▼
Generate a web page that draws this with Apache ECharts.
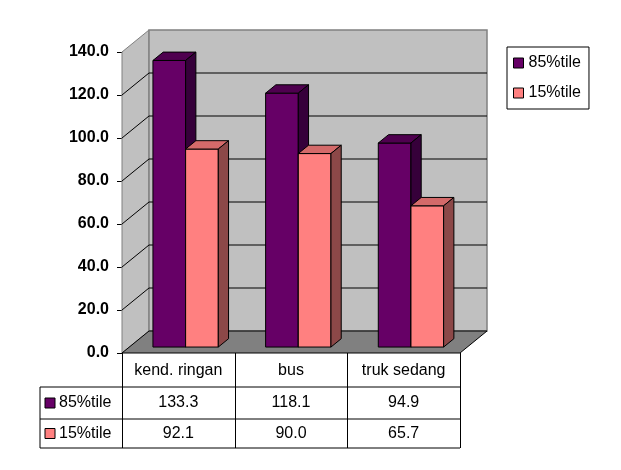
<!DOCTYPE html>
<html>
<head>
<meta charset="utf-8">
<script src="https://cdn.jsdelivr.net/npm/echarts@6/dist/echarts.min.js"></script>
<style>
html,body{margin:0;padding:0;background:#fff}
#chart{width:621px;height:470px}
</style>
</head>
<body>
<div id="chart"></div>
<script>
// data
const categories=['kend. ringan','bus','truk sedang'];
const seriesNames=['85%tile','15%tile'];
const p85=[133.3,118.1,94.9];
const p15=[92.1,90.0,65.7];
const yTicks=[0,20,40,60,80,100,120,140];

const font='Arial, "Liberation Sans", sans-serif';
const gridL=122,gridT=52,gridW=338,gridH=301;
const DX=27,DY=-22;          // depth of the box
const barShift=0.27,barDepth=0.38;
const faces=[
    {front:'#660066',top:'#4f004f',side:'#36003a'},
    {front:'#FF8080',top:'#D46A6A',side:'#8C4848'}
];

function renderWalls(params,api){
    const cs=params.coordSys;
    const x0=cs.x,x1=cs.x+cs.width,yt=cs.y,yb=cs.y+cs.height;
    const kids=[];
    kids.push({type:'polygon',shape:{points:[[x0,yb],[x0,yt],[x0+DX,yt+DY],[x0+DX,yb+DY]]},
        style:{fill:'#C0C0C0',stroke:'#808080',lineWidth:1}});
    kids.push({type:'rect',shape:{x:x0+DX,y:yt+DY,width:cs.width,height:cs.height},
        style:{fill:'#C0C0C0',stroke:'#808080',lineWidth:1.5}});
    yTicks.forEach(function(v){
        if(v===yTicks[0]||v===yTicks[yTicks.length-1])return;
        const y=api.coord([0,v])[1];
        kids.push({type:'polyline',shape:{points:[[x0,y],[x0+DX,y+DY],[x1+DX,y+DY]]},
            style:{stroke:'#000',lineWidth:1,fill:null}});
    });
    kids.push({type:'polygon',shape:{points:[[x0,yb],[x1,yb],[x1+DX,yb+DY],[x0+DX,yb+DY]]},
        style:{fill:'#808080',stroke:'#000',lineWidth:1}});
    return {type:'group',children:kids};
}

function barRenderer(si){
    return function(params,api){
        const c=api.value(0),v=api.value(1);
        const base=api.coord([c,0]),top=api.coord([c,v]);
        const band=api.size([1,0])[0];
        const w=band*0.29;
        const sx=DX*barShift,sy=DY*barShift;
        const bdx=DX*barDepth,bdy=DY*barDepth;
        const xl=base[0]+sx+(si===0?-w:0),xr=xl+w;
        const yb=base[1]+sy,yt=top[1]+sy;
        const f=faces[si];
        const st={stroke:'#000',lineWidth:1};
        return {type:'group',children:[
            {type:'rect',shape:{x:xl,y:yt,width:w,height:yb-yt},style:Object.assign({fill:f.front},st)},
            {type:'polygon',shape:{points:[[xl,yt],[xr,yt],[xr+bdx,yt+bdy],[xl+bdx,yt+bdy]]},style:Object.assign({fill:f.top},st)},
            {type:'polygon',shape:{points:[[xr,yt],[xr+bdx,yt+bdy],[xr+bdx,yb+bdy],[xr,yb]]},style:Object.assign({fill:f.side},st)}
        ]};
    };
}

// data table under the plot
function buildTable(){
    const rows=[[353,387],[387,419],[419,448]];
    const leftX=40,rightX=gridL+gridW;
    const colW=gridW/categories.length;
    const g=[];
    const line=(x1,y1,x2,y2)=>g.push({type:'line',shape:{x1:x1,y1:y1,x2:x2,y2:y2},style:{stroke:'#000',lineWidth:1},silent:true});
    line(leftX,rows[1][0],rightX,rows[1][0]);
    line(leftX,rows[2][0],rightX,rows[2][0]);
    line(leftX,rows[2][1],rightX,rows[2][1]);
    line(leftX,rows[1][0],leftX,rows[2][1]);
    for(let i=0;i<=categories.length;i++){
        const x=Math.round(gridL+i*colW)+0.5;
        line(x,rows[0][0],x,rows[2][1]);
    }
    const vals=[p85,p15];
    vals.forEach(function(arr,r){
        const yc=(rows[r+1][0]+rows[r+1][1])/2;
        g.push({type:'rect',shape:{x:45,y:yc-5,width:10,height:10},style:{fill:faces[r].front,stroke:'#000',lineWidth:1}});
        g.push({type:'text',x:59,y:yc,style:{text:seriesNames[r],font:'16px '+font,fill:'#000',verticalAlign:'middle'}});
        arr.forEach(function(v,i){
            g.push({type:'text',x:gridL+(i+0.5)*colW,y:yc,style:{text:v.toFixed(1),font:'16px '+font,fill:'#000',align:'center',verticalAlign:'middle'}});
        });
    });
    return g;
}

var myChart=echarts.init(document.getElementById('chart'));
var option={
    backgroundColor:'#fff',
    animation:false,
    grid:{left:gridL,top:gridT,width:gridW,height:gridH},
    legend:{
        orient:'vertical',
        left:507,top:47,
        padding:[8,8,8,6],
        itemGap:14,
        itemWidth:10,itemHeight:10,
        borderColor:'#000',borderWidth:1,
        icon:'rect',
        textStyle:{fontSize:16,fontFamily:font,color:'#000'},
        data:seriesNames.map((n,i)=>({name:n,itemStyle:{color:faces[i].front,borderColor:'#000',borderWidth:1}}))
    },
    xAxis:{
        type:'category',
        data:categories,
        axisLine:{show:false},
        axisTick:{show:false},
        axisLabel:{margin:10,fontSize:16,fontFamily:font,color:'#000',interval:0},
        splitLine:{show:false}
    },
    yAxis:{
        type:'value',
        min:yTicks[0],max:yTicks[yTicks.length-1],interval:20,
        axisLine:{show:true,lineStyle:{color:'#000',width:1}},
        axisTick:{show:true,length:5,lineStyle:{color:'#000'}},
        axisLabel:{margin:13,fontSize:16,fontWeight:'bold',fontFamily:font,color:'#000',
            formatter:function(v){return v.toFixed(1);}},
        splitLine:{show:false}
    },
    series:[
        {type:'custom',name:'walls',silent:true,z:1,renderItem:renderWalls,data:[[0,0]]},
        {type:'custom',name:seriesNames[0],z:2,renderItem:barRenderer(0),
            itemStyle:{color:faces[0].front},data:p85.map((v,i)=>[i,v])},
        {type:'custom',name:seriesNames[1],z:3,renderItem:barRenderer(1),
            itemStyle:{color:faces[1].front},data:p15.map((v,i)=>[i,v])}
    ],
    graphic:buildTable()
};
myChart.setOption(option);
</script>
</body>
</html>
▲
> [THE EXERCISE]
Everything from the first line to the line with "const yTicks=[0,20,40,60,80,100,120,140];" must be repeated exactly, and nothing else. Leave the pictures out.

> [RESULT OF THE TASK]
Generate a web page that draws this with Apache ECharts.
<!DOCTYPE html>
<html>
<head>
<meta charset="utf-8">
<script src="https://cdn.jsdelivr.net/npm/echarts@6/dist/echarts.min.js"></script>
<style>
html,body{margin:0;padding:0;background:#fff}
#chart{width:621px;height:470px}
</style>
</head>
<body>
<div id="chart"></div>
<script>
// data
const categories=['kend. ringan','bus','truk sedang'];
const seriesNames=['85%tile','15%tile'];
const p85=[133.3,118.1,94.9];
const p15=[92.1,90.0,65.7];
const yTicks=[0,20,40,60,80,100,120,140];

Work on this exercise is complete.